1024x1024 is quite extreme if you ask me, in example DIRT uses 512x512 iirc but it cames down to "pixel per meter" in the end; imho it would be better if you tile a 512x512 2 times instead of having a 1024x1024... the difference in terms of gfx ram is huge.

you can also do some simple texel/pixel coverage calculations just by taking a screenshot and analise it, in example if the screen is 1280x1024 and the road covers %75 of screen you'll end up with less than 1000 pixels for the whole road, from side to side, so is kinda pointless to use 1024x1024... if such large texture is also tilled across then things became much worse, alot of GPU ram and computation would be wasted on details which will probably never be visible on screen.

also, giving the mipmapping and the fact the road is almost always seen at an angle having square textures may not be the best option; ie, 1024x256 would do the same job as 1024x1024 assuming the texture's wide side is aligned across road.
 
Thanks, jharro, that gives me much bigger picture! :)
In my "you have to save mpimaps.." I meant there's a possibility to save dds without mipmaps, which ends with smaller file size (or to specify how many levels you want to have there). I think maybe in bump or specular textures these mipmaps are not needed too much, so that was the point (I was not precise, sorry).
But still, what about setting the positive numbers (like 4 instead of -4)? What is the difference afterwards?
 
  • jharro

But still, what about setting the positive numbers (like 4 instead of -4)? What is the difference afterwards?

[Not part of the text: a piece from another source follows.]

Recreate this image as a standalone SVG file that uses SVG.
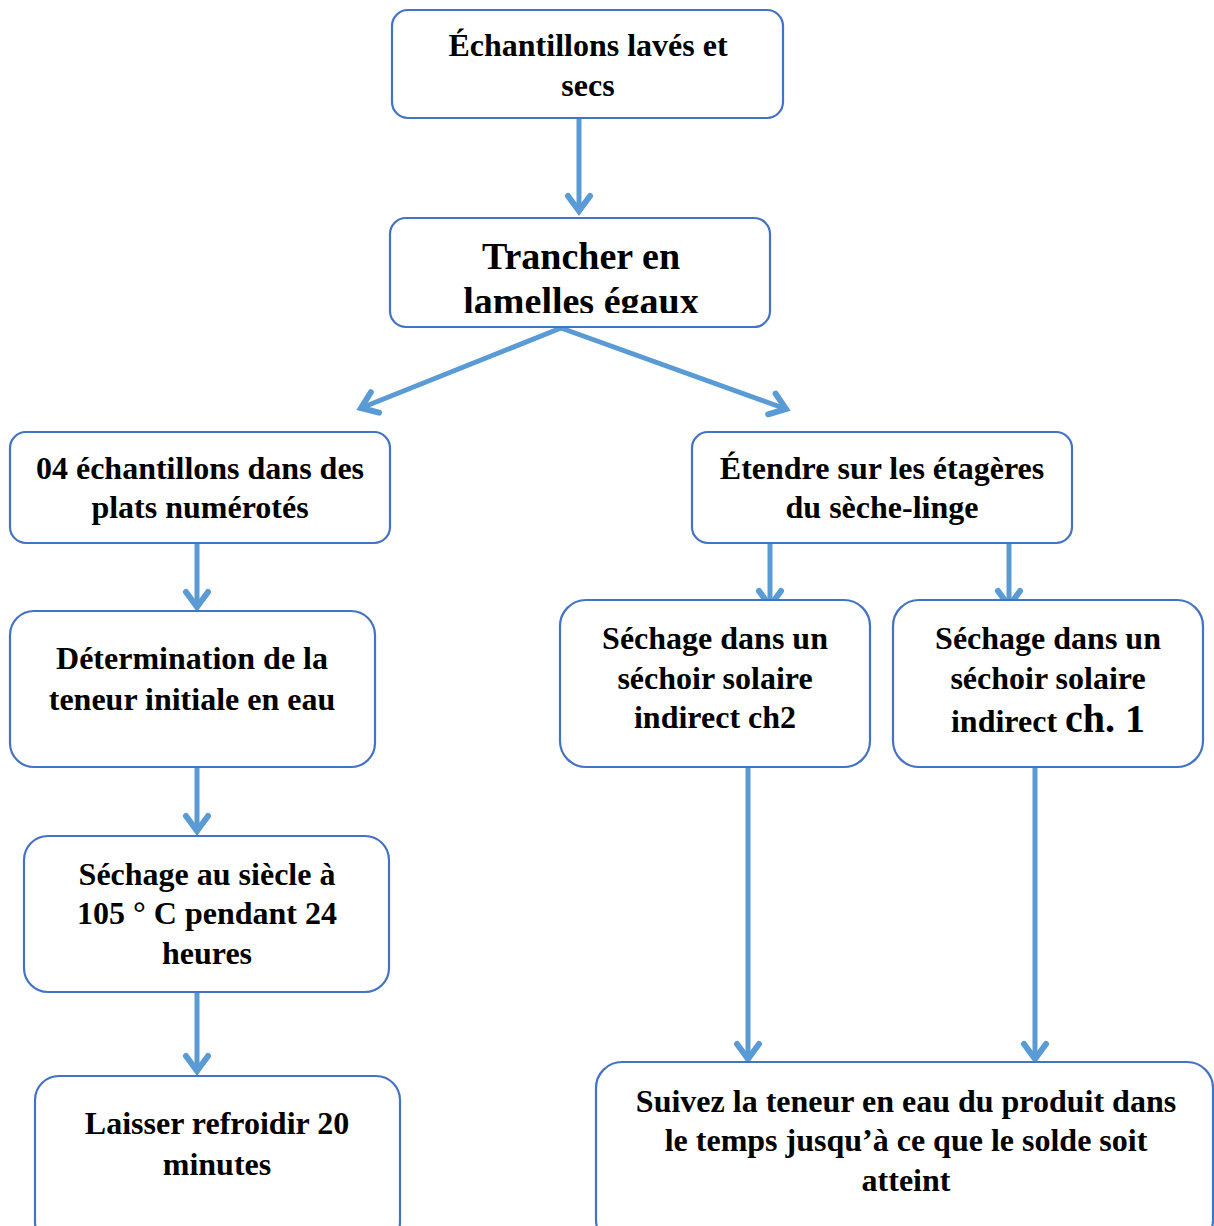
<svg xmlns="http://www.w3.org/2000/svg" width="1214" height="1226" viewBox="0 0 1214 1226">
<style>
.box{fill:#fff;stroke:#4472C4;stroke-width:2.2}
.t{font-family:"Liberation Serif","Times New Roman",serif;font-weight:bold;font-size:32px;fill:#000;text-anchor:middle}
.big{font-size:38px}
.con{stroke:#5B9BD5;stroke-width:5;fill:none;marker-end:url(#chev)}
</style>
<defs>
<marker id="chev" markerUnits="userSpaceOnUse" orient="auto" markerWidth="40" markerHeight="40" refX="20" refY="20" viewBox="0 0 40 40" overflow="visible">
<path d="M5 9 L20 20 L5 31" fill="none" stroke="#5B9BD5" stroke-width="6" stroke-linecap="round" stroke-linejoin="miter"/>
</marker>
<clipPath id="clipT"><rect x="390" y="218" width="380" height="95"/></clipPath>
</defs>
<g id="connectors">
<line class="con" x1="579" y1="118" x2="579" y2="211"/>
<line class="con" x1="561" y1="328" x2="361" y2="408"/>
<line class="con" x1="561" y1="328" x2="786" y2="409"/>
<line class="con" x1="197" y1="543" x2="197" y2="607"/>
<line class="con" x1="770" y1="543" x2="770" y2="606"/>
<line class="con" x1="1009" y1="543" x2="1009" y2="606"/>
<line class="con" x1="197" y1="767" x2="197" y2="831"/>
<line class="con" x1="197" y1="992" x2="197" y2="1071"/>
<line class="con" x1="748" y1="767" x2="748" y2="1059"/>
<line class="con" x1="1035" y1="767" x2="1035" y2="1059"/>
</g>
<g id="n1">
<rect class="box" x="392" y="10" width="391" height="108" rx="16"/>
<text class="t" x="588" y="56">Échantillons lavés et</text>
<text class="t" x="588" y="96">secs</text>
</g>
<g id="n2">
<rect class="box" x="390" y="218" width="380" height="109" rx="16"/>
<g clip-path="url(#clipT)">
<text class="t big" x="581" y="269">Trancher en</text>
<text class="t big" x="581" y="314">lamelles égaux</text>
</g>
</g>
<g id="n3">
<rect class="box" x="10" y="432" width="380" height="111" rx="16"/>
<text class="t" x="200" y="479">04 échantillons dans des</text>
<text class="t" x="200" y="518">plats numérotés</text>
</g>
<g id="n4">
<rect class="box" x="692" y="432" width="380" height="111" rx="16"/>
<text class="t" x="882" y="479">Étendre sur les étagères</text>
<text class="t" x="882" y="518">du sèche-linge</text>
</g>
<g id="n5">
<rect class="box" x="10" y="611" width="365" height="156" rx="24"/>
<text class="t" x="192" y="669">Détermination de la</text>
<text class="t" x="192" y="710">teneur initiale en eau</text>
</g>
<g id="n6">
<rect class="box" x="560" y="600" width="310" height="167" rx="26"/>
<text class="t" x="715" y="649">Séchage dans un</text>
<text class="t" x="715" y="689">séchoir solaire</text>
<text class="t" x="715" y="728">indirect ch2</text>
</g>
<g id="n7">
<rect class="box" x="893" y="600" width="310" height="167" rx="26"/>
<text class="t" x="1048" y="649">Séchage dans un</text>
<text class="t" x="1048" y="689">séchoir solaire</text>
<text class="t" x="1048" y="732">indirect <tspan font-size="40">ch. 1</tspan></text>
</g>
<g id="n8">
<rect class="box" x="24" y="836" width="365" height="156" rx="24"/>
<text class="t" x="207" y="885">Séchage au siècle à</text>
<text class="t" x="207" y="924">105 ° C pendant 24</text>
<text class="t" x="207" y="964">heures</text>
</g>
<g id="n9">
<rect class="box" x="35" y="1076" width="365" height="170" rx="24"/>
<text class="t" x="217" y="1134">Laisser refroidir 20</text>
<text class="t" x="217" y="1175">minutes</text>
</g>
<g id="n10">
<rect class="box" x="596" y="1062" width="617" height="184" rx="26"/>
<text class="t" x="906" y="1112">Suivez la teneur en eau du produit dans</text>
<text class="t" x="906" y="1151">le temps jusqu’à ce que le solde soit</text>
<text class="t" x="906" y="1191">atteint</text>
</g>
</svg>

the documentation says the lod bias can be set in [-16,16] range; i don't really see the point in using a positive shift; even the default - 0, is quite high these days.
because the mipmap levels are always positive with 0 being the best level(ie. your original texture) adding any positive value to that would hide atleast one lod level in which case you may very well use 0 with a smaller texture instead.